3. Re-run `terraform apply`. Terraform plans a fresh creation of the cluster, Pod Identity associations, namespace, secret, and Helm releases.

Expected runtime to recreate is similar to a fresh deploy (~15 minutes).

### When this runbook does NOT apply

`terraform destroy` handles in-band cluster deletion correctly — the dependency graph drains Kubernetes resources before destroying the cluster. This runbook is only needed when the cluster is destroyed out-of-band while in-cluster state still exists in Terraform.

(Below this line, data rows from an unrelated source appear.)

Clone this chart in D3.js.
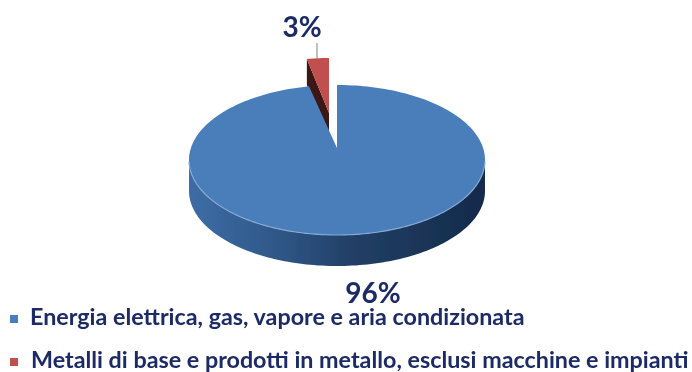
<!DOCTYPE html>
<html><head><meta charset="utf-8">
<script src="https://cdn.jsdelivr.net/npm/d3@7"></script>
<style>html,body{margin:0;padding:0;background:#fff}svg{display:block}</style>
</head><body><svg id="c" width="692" height="372"></svg>
<script>
const categories = ["Energia elettrica, gas, vapore e aria condizionata","Metalli di base e prodotti in metallo, esclusi macchine e impianti"];
const values = [96, 3];
const labels = ["96%", "3%"];
const colors = ["#4a7ebb", "#c0504d"];

const svg = d3.select("#c");
const defs = svg.append("defs");
defs.append("filter").attr("id","soft").append("feGaussianBlur").attr("stdDeviation",0.45);
const wall = defs.append("linearGradient").attr("id","wall");
[[0,"#3d6da6"],[0.3,"#2f5787"],[0.55,"#223f66"],[0.8,"#1a3456"],[1,"#15294a"]].forEach(([o,c])=>wall.append("stop").attr("offset",o).attr("stop-color",c));

const g = svg.append("g").attr("filter","url(#soft)");
const slices = d3.pie().sort(null).startAngle(0).endAngle(2*Math.PI)(values);
const pt = (cx,cy,rx,ry,a)=>[cx+rx*Math.sin(a), cy-ry*Math.cos(a)];
const sample = (a0,a1,n=120)=>d3.range(n+1).map(i=>a0+(a1-a0)*i/n);
const line = d3.line();

// Blue slice geometry
const B = {cx:337, cy:160, rx:148, ry:75, ax:337, ay:148, depth:31};
// Red slice geometry
const R = {cx:329, cy:113, rx:117, ry:55, depth:26};

// Red slice: cut wall then top
const [ra0, ra1] = [slices[1].startAngle, slices[1].endAngle];
const rOuter = pt(R.cx,R.cy,R.rx,R.ry,ra0);
g.append("path").attr("fill","#3c1512").attr("d", line([
  rOuter,[R.cx,R.cy],[R.cx,R.cy+R.depth],[rOuter[0],rOuter[1]+R.depth]
])+"Z");
g.append("path").attr("fill",colors[1]).attr("d", line([
  [R.cx,R.cy],...sample(ra0,ra1,12).map(a=>pt(R.cx,R.cy,R.rx,R.ry,a))
])+"Z");
// Leader line
g.append("line").attr("stroke","#a6a6a6").attr("stroke-width",1.4)
  .attr("x1",317).attr("x2",317).attr("y1",43).attr("y2",58);

// Blue wall
const front = sample(Math.PI/2+0.02, 3*Math.PI/2-0.02).map(a=>pt(B.cx,B.cy,B.rx,B.ry,a));
g.append("path").attr("fill","url(#wall)").attr("d", line([
  ...front, ...front.slice().reverse().map(p=>[p[0],p[1]+B.depth])
])+"Z");
// Blue top
g.append("path").attr("fill",colors[0]).attr("d", line([
  [B.ax,B.ay],...sample(slices[0].startAngle,slices[0].endAngle,240).map(a=>pt(B.cx,B.cy,B.rx,B.ry,a))
])+"Z");
// Rim highlight
g.append("path").attr("fill","none").attr("stroke","#86a8d4").attr("stroke-width",1.2).attr("d", line(front));

// Labels
g.append("text").attr("x",302).attr("y",37).attr("text-anchor","middle")
  .attr("font-family","Lato").attr("font-weight",700).attr("font-size",28).attr("fill","#1b2a66").text(labels[1]);
g.append("text").attr("x",373).attr("y",303).attr("text-anchor","middle")
  .attr("font-family","Lato").attr("font-weight",700).attr("font-size",28).attr("fill","#1b2a66").text(labels[0]);

// Legend
const ly = d3.scalePoint().domain(categories).range([317,360]);
const leg = g.selectAll("g.l").data(categories).join("g").attr("class","l")
  .attr("transform",d=>`translate(0,${ly(d)})`);
leg.append("rect").attr("x",10).attr("y",-2).attr("width",8).attr("height",8)
  .attr("fill",(d,i)=>colors[i]);
leg.append("text").attr("x",(d,i)=>i?31:30).attr("y",8).attr("font-family","Lato").attr("font-weight",700)
  .attr("font-size",23.3).attr("fill","#1b2a66").text(d=>d);
</script></body></html>
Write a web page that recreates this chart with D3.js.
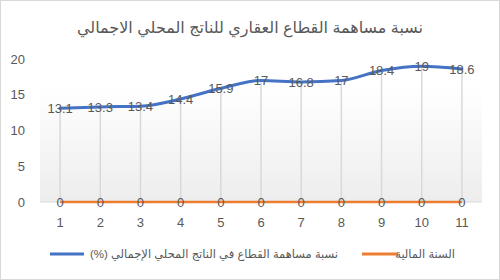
<!DOCTYPE html>
<html>
<head>
<meta charset="utf-8">
<script src="https://cdn.jsdelivr.net/npm/d3@7"></script>
<style>
  html, body { margin: 0; padding: 0; background: #fff; }
  svg { display: block; font-family: 'Liberation Sans', Arial, 'DejaVu Sans', sans-serif; }
</style>
</head>
<body>
<div id="chart"></div>
<script>
// categories and series values
const years = ['1','2','3','4','5','6','7','8','9','10','11'];
const shareValues = [13.1, 13.3, 13.4, 14.4, 15.9, 17, 16.8, 17, 18.4, 19, 18.6];
const yearValues  = [0, 0, 0, 0, 0, 0, 0, 0, 0, 0, 0];
const yTicks = [0, 5, 10, 15, 20];

const titleText = 'نسبة مساهمة القطاع العقاري للناتج المحلي الاجمالي';
const shareName = 'نسبة مساهمة القطاع في الناتج المحلي الإجمالي (%)';
const yearName  = 'السنة المالية';

const W = 500, H = 280;
const margin = { top: 59, right: 18, bottom: 78, left: 40 };
const width  = W - margin.left - margin.right;
const height = H - margin.top - margin.bottom;

const svg = d3.select('#chart').append('svg')
  .attr('width', W).attr('height', H);

// chart border
svg.append('rect')
  .attr('x', 0.5).attr('y', 0.5)
  .attr('width', W - 1).attr('height', H - 1)
  .attr('fill', '#fff').attr('stroke', '#d9d9d9');

// plot area gradient
const grad = svg.append('defs').append('linearGradient')
  .attr('id', 'bg').attr('x1', 0).attr('y1', 0).attr('x2', 0).attr('y2', 1);
grad.append('stop').attr('offset', '0%').attr('stop-color', '#ffffff');
grad.append('stop').attr('offset', '20%').attr('stop-color', '#ffffff');
grad.append('stop').attr('offset', '100%').attr('stop-color', '#ededed');

const g = svg.append('g')
  .attr('transform', `translate(${margin.left},${margin.top})`);

g.append('rect')
  .attr('x', 0).attr('y', 0)
  .attr('width', width).attr('height', height)
  .attr('fill', 'url(#bg)');

// scales
const x = d3.scaleBand().domain(years).range([0, width]);
const y = d3.scaleLinear().domain([0, 20]).range([height, 0]);
const cx = d => x(d) + x.bandwidth() / 2;

// title
svg.append('text')
  .attr('x', W / 2).attr('y', 33)
  .attr('text-anchor', 'middle')
  .attr('direction', 'rtl')
  .style('font-size', '16px')
  .style('fill', '#595959')
  .text(titleText);

// y axis labels
g.selectAll('.ytick').data(yTicks).enter().append('text')
  .attr('x', -15).attr('y', d => y(d))
  .attr('dy', '0.35em')
  .attr('text-anchor', 'end')
  .style('font-size', '13px')
  .style('fill', '#595959')
  .text(d => d);

// drop lines
g.selectAll('.drop').data(years).enter().append('line')
  .attr('x1', d => cx(d)).attr('x2', d => cx(d))
  .attr('y1', (d, i) => y(shareValues[i])).attr('y2', y(0))
  .attr('stroke', '#d9d9d9').attr('stroke-width', 1.5);

// x axis line
g.append('line')
  .attr('x1', 0).attr('x2', width)
  .attr('y1', y(0)).attr('y2', y(0))
  .attr('stroke', '#d9d9d9').attr('stroke-width', 1);

// x tick labels
g.selectAll('.xtick').data(years).enter().append('text')
  .attr('x', d => cx(d)).attr('y', height + 20)
  .attr('dy', '0.35em')
  .attr('text-anchor', 'middle')
  .style('font-size', '13px')
  .style('fill', '#595959')
  .text(d => d);

// lines
const line = d3.line()
  .x((d, i) => cx(years[i]))
  .y(d => y(d))
  .curve(d3.curveMonotoneX);

g.append('path').datum(yearValues)
  .attr('d', line).attr('fill', 'none')
  .attr('stroke', '#ED7D31').attr('stroke-width', 2.5);

g.append('path').datum(shareValues)
  .attr('d', line).attr('fill', 'none')
  .attr('stroke', '#4472C4').attr('stroke-width', 3).attr('stroke-linecap', 'round');

// data labels
function labels(vals) {
  g.append('g').selectAll('text').data(vals).enter().append('text')
    .attr('x', (d, i) => cx(years[i])).attr('y', d => y(d))
    .attr('dy', '0.38em')
    .attr('text-anchor', 'middle')
    .style('font-size', '13px')
    .style('fill', '#595959')
    .text(d => d);
}
labels(shareValues);
labels(yearValues);

// legend (rtl text: "start" anchors the right edge)
const leg = svg.append('g').attr('transform', 'translate(0,254)');
leg.append('line').attr('x1', 50).attr('x2', 84).attr('y1', 0).attr('y2', 0)
  .attr('stroke', '#4472C4').attr('stroke-width', 3);
leg.append('text').attr('x', 338).attr('y', 0).attr('dy', '0.35em')
  .attr('text-anchor', 'start').attr('direction', 'rtl')
  .style('font-size', '11.5px').style('fill', '#595959')
  .text(shareName);
leg.append('line').attr('x1', 362).attr('x2', 398).attr('y1', 0).attr('y2', 0)
  .attr('stroke', '#ED7D31').attr('stroke-width', 3);
leg.append('text').attr('x', 455).attr('y', 0).attr('dy', '0.35em')
  .attr('text-anchor', 'start').attr('direction', 'rtl')
  .style('font-size', '11.5px').style('fill', '#595959')
  .text(yearName);
</script>
</body>
</html>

### Why the module accepts this failure mode

The EKS module sources the kubernetes/helm provider configuration from module outputs rather than a `data.aws_eks_cluster` lookup. This is what enables single-apply bootstrap — on the first run, module outputs are "known after apply" and Terraform defers provider resolution until the cluster exists. A data source would've read at refresh (pre-plan) and failed the first `terraform plan`, requiring a two-step `-target`'d apply.

The tradeoff: if the cluster goes missing between applies (out-of-band deletion), the same mechanism that deferred provider resolution now fails to read the missing cluster. The recovery ritual above is the cost. For the target audience of sophisticated self-hosted-data-plane operators this is an acceptable trade; a broader-audience module might choose two-step apply instead.